WHAT TO DO: Transcribe the material in full. Nothing should differ except that the pictures are left out.

DATA LINES:
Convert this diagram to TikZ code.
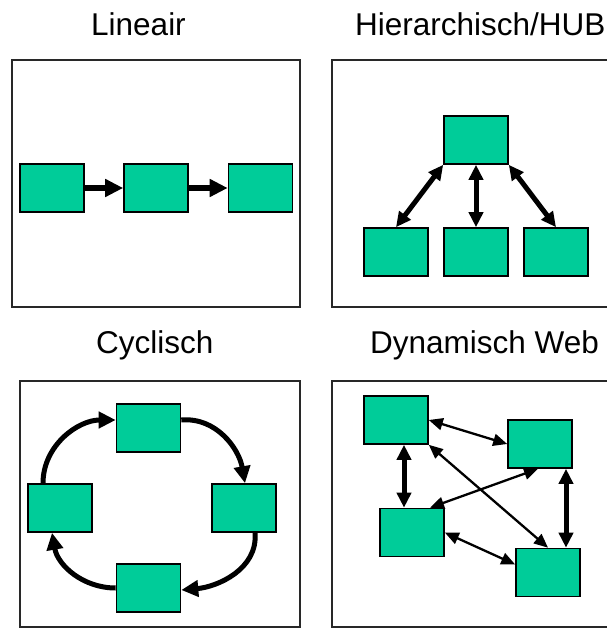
\documentclass[tikz,border=0pt]{standalone}
\usepackage{fontspec}
\setmainfont{Liberation Sans}
\usetikzlibrary{arrows.meta,calc}
\definecolor{boxgreen}{RGB}{0,204,153}
\definecolor{framegray}{RGB}{40,40,40}
\begin{document}
\begin{tikzpicture}[x=1pt,y=-1pt,
  panel/.style={draw=framegray,line width=2pt},
  unit/.style={draw=black,line width=1.6pt,fill=boxgreen,minimum width=64pt,
    minimum height=48pt,inner sep=0pt},
  title/.style={anchor=base west,inner sep=0pt,font=\fontsize{31.5}{36}\selectfont},
  bold arrow/.style={line width=5.5pt,-{Triangle[length=18pt,width=17pt]}},
  hub arrow/.style={line width=5pt,{Triangle[length=15pt,width=14pt]}-{Triangle[length=15pt,width=14pt]}},
  ring arrow/.style={line width=5pt,-{Triangle[length=17pt,width=16pt]}},
  thin link/.style={line width=2.3pt,{Triangle[length=14pt,width=12pt]}-{Triangle[length=14pt,width=12pt]}}]
\useasboundingbox (0,0) rectangle (606,628);
\fill[white] (0,0) rectangle (606,628);

% titles
\node[title] (t1) at (91,36) {Lineair};
\node[title] (t2) at (355,36) {Hierarchisch/HUB};
\node[title] (t3) at (96,353) {Cyclisch};
\node[title] (t4) at (370,353) {Dynamisch Web};

% panel frames
\draw[panel] (12,60) rectangle (300,307);
\draw[panel] (332,60) rectangle (612,307);
\draw[panel] (20,381) rectangle (300,627);
\draw[panel] (332,381) rectangle (612,627);

% linear chain
\node[unit] (l1) at (52,188) {};
\node[unit] (l2) at (156,188) {};
\node[unit] (l3) at (260.5,188) {};
\draw[bold arrow] (l1.east) -- (l2.west);
\draw[bold arrow] (l2.east) -- (l3.west);

% hub
\node[unit] (h0) at (476,140) {};
\node[unit] (h1) at (396,252) {};
\node[unit] (h2) at (476,252) {};
\node[unit] (h3) at (556,252) {};
\draw[hub arrow] (h0.south west) -- (h1.north);
\draw[hub arrow] (h0.south) -- (h2.north);
\draw[hub arrow] (h0.south east) -- (h3.north);

% cycle
\node[unit] (cT) at (148.5,428) {};
\node[unit] (cL) at (60,508) {};
\node[unit] (cR) at (244,508) {};
\node[unit] (cB) at (148.5,588) {};
\draw[ring arrow] ([yshift=8pt]cT.east) to[out=5,in=100] ([xshift=1pt]cR.north);
\draw[ring arrow] ([xshift=11pt]cR.south) to[out=-85,in=5] ([yshift=-2pt]cB.east);
\draw[ring arrow] (cB.west) to[out=180,in=-80] ([xshift=-8pt]cL.south);
\draw[ring arrow] ([xshift=-17pt]cL.north) to[out=90,in=180] ([yshift=8pt]cT.west);

% web
\node[unit] (wA) at (396,420) {};
\node[unit] (wB) at (540,444) {};
\node[unit] (wC) at (412,532.5) {};
\node[unit] (wD) at (548,572.5) {};
\draw[thin link] (wA.east) -- (wB.west);
\draw[thin link] ([xshift=18pt]wC.north) -- ([xshift=-2pt]wB.south);
\draw[thin link] (wA.south east) -- (wD.north);
\draw[thin link] (wC.east) -- ([yshift=8pt]wD.west);
\draw[hub arrow] ([xshift=8pt]wA.south) -- ([xshift=-8pt]wC.north);
\draw[hub arrow] ([xshift=26pt]wB.south) -- ([xshift=18pt]wD.north);
\end{tikzpicture}
\end{document}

EXERCISE ANSWER:
Convert this diagram to TikZ code.
\documentclass[tikz,border=0pt]{standalone}
\usepackage{fontspec}
\setmainfont{Liberation Sans}
\usetikzlibrary{arrows.meta,calc}
\definecolor{boxgreen}{RGB}{0,204,153}
\definecolor{framegray}{RGB}{40,40,40}
\begin{document}
\begin{tikzpicture}[x=1pt,y=-1pt,
  panel/.style={draw=framegray,line width=2pt},
  unit/.style={draw=black,line width=1.6pt,fill=boxgreen,minimum width=64pt,
    minimum height=48pt,inner sep=0pt},
  title/.style={anchor=base west,inner sep=0pt,font=\fontsize{31.5}{36}\selectfont},
  bold arrow/.style={line width=5.5pt,-{Triangle[length=18pt,width=17pt]}},
  hub arrow/.style={line width=5pt,{Triangle[length=15pt,width=14pt]}-{Triangle[length=15pt,width=14pt]}},
  ring arrow/.style={line width=5pt,-{Triangle[length=17pt,width=16pt]}},
  thin link/.style={line width=2.3pt,{Triangle[length=14pt,width=12pt]}-{Triangle[length=14pt,width=12pt]}}]
\useasboundingbox (0,0) rectangle (606,628);
\fill[white] (0,0) rectangle (606,628);

% titles
\node[title] (t1) at (91,36) {Lineair};
\node[title] (t2) at (355,36) {Hierarchisch/HUB};
\node[title] (t3) at (96,353) {Cyclisch};
\node[title] (t4) at (370,353) {Dynamisch Web};

% panel frames
\draw[panel] (12,60) rectangle (300,307);
\draw[panel] (332,60) rectangle (612,307);
\draw[panel] (20,381) rectangle (300,627);
\draw[panel] (332,381) rectangle (612,627);

% linear chain
\node[unit] (l1) at (52,188) {};
\node[unit] (l2) at (156,188) {};
\node[unit] (l3) at (260.5,188) {};
\draw[bold arrow] (l1.east) -- (l2.west);
\draw[bold arrow] (l2.east) -- (l3.west);

% hub
\node[unit] (h0) at (476,140) {};
\node[unit] (h1) at (396,252) {};
\node[unit] (h2) at (476,252) {};
\node[unit] (h3) at (556,252) {};
\draw[hub arrow] (h0.south west) -- (h1.north);
\draw[hub arrow] (h0.south) -- (h2.north);
\draw[hub arrow] (h0.south east) -- (h3.north);

% cycle
\node[unit] (cT) at (148.5,428) {};
\node[unit] (cL) at (60,508) {};
\node[unit] (cR) at (244,508) {};
\node[unit] (cB) at (148.5,588) {};
\draw[ring arrow] ([yshift=8pt]cT.east) to[out=5,in=100] ([xshift=1pt]cR.north);
\draw[ring arrow] ([xshift=11pt]cR.south) to[out=-85,in=5] ([yshift=-2pt]cB.east);
\draw[ring arrow] (cB.west) to[out=180,in=-80] ([xshift=-8pt]cL.south);
\draw[ring arrow] ([xshift=-17pt]cL.north) to[out=90,in=180] ([yshift=8pt]cT.west);

% web
\node[unit] (wA) at (396,420) {};
\node[unit] (wB) at (540,444) {};
\node[unit] (wC) at (412,532.5) {};
\node[unit] (wD) at (548,572.5) {};
\draw[thin link] (wA.east) -- (wB.west);
\draw[thin link] ([xshift=18pt]wC.north) -- ([xshift=-2pt]wB.south);
\draw[thin link] (wA.south east) -- (wD.north);
\draw[thin link] (wC.east) -- ([yshift=8pt]wD.west);
\draw[hub arrow] ([xshift=8pt]wA.south) -- ([xshift=-8pt]wC.north);
\draw[hub arrow] ([xshift=26pt]wB.south) -- ([xshift=18pt]wD.north);
\end{tikzpicture}
\end{document}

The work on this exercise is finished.